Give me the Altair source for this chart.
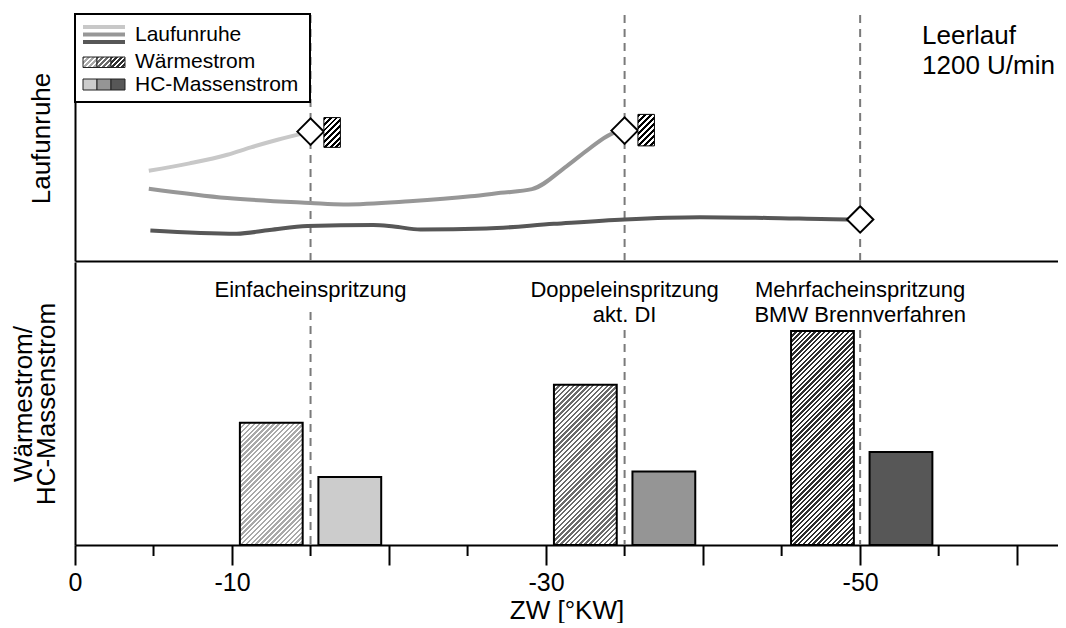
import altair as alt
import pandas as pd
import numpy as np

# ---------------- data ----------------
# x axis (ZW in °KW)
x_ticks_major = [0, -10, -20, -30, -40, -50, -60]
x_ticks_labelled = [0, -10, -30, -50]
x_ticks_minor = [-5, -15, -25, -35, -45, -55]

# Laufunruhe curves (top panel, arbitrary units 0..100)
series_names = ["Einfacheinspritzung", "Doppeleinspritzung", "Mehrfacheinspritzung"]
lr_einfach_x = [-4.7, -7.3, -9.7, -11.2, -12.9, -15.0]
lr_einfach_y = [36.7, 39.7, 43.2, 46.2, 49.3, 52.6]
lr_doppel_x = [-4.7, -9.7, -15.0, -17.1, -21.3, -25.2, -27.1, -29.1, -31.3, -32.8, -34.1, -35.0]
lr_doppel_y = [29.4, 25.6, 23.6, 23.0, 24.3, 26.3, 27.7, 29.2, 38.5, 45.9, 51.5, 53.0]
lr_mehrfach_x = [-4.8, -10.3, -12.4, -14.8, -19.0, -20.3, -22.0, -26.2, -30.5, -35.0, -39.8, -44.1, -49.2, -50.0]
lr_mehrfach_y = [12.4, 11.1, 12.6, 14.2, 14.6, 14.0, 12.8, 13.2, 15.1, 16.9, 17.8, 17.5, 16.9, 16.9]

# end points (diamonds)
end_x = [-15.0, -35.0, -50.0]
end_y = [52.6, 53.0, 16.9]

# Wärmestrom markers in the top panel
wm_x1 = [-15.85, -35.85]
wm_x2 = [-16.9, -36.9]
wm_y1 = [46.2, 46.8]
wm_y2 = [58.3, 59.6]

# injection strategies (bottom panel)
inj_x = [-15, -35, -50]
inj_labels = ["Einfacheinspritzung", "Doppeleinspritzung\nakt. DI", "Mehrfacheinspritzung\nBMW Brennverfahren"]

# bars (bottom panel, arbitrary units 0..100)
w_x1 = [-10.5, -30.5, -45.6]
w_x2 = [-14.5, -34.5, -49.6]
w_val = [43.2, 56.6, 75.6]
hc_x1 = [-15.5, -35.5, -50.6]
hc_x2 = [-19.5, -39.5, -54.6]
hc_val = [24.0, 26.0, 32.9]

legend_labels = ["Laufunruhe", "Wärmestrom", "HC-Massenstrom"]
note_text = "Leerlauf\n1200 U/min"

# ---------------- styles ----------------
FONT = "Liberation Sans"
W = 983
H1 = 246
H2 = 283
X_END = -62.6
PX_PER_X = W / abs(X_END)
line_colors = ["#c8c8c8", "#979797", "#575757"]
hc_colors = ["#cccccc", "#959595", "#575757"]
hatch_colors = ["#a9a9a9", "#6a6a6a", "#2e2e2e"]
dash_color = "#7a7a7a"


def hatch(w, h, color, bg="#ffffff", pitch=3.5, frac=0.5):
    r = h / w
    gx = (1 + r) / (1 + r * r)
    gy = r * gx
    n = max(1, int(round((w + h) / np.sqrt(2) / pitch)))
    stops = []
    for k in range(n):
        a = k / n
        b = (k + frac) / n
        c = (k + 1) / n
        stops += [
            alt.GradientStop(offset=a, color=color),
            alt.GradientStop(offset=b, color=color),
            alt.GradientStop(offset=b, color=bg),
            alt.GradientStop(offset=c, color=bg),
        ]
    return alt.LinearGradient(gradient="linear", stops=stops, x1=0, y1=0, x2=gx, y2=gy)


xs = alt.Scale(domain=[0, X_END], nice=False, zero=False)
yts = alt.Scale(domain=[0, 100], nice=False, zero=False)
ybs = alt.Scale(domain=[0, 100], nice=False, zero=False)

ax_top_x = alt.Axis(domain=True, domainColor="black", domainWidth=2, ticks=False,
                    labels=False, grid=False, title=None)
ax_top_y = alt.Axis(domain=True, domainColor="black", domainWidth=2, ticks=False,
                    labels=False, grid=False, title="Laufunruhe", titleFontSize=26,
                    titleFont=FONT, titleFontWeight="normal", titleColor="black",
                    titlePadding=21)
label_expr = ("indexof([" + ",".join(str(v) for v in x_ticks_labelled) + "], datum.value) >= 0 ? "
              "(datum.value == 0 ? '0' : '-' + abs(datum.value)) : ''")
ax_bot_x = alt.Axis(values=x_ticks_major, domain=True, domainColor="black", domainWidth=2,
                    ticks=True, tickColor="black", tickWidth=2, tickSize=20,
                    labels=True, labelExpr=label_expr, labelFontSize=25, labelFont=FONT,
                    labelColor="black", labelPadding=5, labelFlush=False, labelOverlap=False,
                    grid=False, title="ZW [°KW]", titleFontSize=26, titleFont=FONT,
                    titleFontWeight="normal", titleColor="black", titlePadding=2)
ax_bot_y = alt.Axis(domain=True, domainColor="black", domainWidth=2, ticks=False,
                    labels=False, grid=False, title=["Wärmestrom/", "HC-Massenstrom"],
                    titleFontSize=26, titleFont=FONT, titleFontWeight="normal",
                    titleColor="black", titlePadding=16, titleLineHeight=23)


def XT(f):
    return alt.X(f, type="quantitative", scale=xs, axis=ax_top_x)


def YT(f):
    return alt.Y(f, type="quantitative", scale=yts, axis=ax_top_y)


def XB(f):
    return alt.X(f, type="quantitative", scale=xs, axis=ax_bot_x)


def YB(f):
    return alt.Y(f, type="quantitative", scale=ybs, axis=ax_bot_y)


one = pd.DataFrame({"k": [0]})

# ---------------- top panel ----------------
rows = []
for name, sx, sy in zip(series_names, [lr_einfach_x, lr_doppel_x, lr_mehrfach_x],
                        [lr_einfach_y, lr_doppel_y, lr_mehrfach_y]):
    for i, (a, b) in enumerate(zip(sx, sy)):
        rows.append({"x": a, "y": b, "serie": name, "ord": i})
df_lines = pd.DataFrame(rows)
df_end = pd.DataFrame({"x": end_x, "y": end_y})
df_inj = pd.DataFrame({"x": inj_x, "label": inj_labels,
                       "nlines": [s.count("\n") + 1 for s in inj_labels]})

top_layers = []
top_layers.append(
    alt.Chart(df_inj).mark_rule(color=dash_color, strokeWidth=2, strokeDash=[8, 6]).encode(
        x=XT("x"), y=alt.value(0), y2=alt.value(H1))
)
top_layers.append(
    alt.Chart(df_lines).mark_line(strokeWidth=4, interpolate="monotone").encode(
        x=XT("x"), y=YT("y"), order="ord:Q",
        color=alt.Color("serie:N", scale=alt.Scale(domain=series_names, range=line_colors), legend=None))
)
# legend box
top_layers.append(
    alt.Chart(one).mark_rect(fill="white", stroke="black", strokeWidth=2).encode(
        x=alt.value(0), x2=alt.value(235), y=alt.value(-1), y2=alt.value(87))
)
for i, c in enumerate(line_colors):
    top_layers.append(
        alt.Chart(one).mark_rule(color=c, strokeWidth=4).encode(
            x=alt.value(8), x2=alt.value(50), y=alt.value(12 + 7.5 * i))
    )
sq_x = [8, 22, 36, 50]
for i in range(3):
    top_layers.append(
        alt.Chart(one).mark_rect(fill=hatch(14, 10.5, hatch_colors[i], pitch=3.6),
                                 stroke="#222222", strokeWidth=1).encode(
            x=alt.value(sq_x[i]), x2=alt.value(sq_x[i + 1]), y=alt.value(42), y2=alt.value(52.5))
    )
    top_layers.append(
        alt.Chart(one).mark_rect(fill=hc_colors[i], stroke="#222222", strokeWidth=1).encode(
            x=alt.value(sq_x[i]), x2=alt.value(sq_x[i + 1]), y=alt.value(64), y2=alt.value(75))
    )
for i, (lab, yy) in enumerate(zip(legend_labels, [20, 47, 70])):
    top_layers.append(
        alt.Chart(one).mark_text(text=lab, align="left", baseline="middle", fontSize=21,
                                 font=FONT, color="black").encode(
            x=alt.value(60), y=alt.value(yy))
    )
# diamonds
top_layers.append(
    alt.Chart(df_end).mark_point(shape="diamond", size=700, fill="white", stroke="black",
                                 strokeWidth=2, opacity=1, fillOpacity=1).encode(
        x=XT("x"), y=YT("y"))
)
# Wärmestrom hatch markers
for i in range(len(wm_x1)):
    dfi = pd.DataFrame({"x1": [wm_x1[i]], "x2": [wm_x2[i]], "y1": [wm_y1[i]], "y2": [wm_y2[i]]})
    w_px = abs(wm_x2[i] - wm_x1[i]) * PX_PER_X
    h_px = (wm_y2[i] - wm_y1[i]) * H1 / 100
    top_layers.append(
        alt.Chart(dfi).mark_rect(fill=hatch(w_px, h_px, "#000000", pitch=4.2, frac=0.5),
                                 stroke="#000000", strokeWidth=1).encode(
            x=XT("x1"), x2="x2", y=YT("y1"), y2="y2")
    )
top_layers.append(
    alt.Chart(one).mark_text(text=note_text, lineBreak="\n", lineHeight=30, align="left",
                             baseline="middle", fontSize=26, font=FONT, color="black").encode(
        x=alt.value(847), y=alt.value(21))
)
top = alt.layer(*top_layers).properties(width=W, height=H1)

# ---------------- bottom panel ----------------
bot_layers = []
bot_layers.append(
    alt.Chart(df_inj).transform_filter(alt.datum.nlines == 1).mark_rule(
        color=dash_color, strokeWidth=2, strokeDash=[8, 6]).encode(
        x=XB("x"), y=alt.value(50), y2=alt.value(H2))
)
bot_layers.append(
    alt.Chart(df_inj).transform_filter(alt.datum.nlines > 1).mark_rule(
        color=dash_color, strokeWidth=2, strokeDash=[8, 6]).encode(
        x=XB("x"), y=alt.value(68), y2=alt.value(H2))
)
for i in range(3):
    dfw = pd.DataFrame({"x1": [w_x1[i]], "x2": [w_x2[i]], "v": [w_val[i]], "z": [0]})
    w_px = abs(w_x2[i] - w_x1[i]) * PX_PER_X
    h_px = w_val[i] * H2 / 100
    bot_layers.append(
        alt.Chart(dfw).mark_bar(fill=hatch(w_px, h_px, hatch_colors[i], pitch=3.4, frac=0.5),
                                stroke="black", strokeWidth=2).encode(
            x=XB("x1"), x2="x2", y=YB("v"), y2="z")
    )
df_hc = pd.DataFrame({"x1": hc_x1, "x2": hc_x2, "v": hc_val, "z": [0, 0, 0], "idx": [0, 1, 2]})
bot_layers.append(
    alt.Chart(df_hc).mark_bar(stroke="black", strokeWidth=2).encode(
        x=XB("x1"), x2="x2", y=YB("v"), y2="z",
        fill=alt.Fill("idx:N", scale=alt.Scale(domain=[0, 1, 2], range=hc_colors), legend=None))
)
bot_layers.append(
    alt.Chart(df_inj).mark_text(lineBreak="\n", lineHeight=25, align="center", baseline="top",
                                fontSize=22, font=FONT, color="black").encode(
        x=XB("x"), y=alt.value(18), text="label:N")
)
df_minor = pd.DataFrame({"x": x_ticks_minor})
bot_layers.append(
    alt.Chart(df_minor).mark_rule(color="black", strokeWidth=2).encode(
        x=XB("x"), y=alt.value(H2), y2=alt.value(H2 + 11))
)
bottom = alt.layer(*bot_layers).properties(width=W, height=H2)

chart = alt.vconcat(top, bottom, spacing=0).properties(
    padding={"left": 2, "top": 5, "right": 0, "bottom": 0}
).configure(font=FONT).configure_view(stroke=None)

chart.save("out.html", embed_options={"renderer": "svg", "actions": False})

-- -- --

- Set problem -
Write out the lines from the start of the material to the line with "import numpy as np", inclusive and exactly. Skip the pictures.

- Final result -
Give me the Altair source for this chart.
import altair as alt
import pandas as pd
import numpy as np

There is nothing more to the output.